The story revolves around Peppermint Patty inviting herself, Marcie and Franklin over to “Chuck’s” house for Thanksgiving dinner. (IMDB will tell you Charlie Brown invites them, but don’t you believe it!)

Of course Charlie Brown can’t cook and won’t cancel, so Linus, Snoopy and Woodstock pitch in to create a Thanksgiving feast out of toast, popcorn, pretzels and more toast. (Ahhh… the pre-Atkins days…)

Peppermint Patty throws a fit, but eventually send Marcie to apologize for her and we all learn the true meaning of Thanksgiving.

The special includes the standard great Guaraldi music, as well as his funky “Little Birdie.” (I dare you to not dig this song. I dare you!)

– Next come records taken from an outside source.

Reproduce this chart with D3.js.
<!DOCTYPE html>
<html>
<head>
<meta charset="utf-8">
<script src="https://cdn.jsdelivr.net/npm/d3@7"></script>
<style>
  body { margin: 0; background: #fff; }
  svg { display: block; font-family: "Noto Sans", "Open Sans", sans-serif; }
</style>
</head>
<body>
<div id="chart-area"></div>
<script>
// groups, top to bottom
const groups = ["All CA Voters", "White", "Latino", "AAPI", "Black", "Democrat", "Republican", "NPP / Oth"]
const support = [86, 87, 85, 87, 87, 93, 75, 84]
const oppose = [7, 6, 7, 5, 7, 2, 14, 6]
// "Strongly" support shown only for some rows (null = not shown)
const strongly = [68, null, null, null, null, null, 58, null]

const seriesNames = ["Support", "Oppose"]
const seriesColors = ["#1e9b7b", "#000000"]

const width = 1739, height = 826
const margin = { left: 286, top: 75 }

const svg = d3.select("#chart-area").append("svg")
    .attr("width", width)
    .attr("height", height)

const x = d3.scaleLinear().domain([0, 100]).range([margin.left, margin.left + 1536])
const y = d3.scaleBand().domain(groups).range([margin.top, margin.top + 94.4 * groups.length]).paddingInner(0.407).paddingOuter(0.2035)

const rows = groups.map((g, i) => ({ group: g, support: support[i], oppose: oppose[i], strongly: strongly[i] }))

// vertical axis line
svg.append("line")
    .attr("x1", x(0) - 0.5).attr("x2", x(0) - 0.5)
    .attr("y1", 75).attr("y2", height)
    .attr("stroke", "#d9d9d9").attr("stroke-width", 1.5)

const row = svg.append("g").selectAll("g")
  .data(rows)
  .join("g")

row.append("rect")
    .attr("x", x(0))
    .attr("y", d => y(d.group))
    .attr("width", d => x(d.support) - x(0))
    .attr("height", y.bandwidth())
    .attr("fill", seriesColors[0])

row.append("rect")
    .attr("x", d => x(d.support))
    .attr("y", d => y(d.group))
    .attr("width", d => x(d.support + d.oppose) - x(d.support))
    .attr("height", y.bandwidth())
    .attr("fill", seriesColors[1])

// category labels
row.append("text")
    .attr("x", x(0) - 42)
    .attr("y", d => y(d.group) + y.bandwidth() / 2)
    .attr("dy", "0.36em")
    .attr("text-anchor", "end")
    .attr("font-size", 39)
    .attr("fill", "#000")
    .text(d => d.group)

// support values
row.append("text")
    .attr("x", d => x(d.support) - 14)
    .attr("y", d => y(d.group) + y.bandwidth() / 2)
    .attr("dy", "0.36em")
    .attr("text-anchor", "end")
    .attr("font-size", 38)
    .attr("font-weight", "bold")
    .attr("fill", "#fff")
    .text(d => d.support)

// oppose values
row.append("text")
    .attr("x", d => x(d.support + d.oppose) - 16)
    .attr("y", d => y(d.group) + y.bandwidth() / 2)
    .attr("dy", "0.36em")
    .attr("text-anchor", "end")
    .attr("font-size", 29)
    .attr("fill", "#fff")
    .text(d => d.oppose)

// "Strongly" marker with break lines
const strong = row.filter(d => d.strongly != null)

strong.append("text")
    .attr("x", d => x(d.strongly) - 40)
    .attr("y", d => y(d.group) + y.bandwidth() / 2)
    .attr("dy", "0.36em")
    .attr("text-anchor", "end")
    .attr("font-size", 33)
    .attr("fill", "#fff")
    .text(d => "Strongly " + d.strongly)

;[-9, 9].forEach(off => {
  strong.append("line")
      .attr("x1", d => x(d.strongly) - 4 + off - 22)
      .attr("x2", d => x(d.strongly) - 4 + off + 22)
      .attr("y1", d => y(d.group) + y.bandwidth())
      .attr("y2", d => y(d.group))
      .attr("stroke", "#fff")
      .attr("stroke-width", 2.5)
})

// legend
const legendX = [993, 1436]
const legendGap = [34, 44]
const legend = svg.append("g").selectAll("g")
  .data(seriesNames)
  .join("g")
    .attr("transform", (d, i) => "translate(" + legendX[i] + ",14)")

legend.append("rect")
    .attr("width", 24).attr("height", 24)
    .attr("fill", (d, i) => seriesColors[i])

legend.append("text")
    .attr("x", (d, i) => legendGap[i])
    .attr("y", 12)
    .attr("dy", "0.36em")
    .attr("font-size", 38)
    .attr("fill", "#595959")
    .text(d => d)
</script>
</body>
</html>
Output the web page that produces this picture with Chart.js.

The DVD also included “The Mayflower Voyagers” but I declined to watch it.

Watching this film a few questions thoughts popped into my head and, with your permission, I’d like to pop them back out:

1) What is it with Patty’s crush on Charlie Brown?! I’m not the first to say this, but I’d always figured she was more interested in Marcie. (I’d also like to say that I think Marcie and Charlie Brown would make a charming couple.)

2) Notice that when they’re all sitting at the ping pong table for dinner that Franklin is forced to sit all by himself on one side, while four other characters sit on the other. What the hell!? If I was Franklin I’d call the NAACP!

3) Is Charlie Brown’s grandmother also his teacher? They both have the same trombone-with-plunger voice. What’s the deal?! The network wouldn’t spring for a French horn?!

4) And finally, I found it disturbing that Woodstock is happily devouring another bird with Snoopy at the end of the film. Hel-LO!!! Anyone else think this is weird?! Does the Audubon society know about this?!

OK, fun stuff aside this is not a bad Charlie Brown special, it’s just not a great one. If you can check it out of the library, by all mean do – it’s sorta fun. But if you’re gonna buy Peanuts specials, make sure you get Christmas and Halloween first.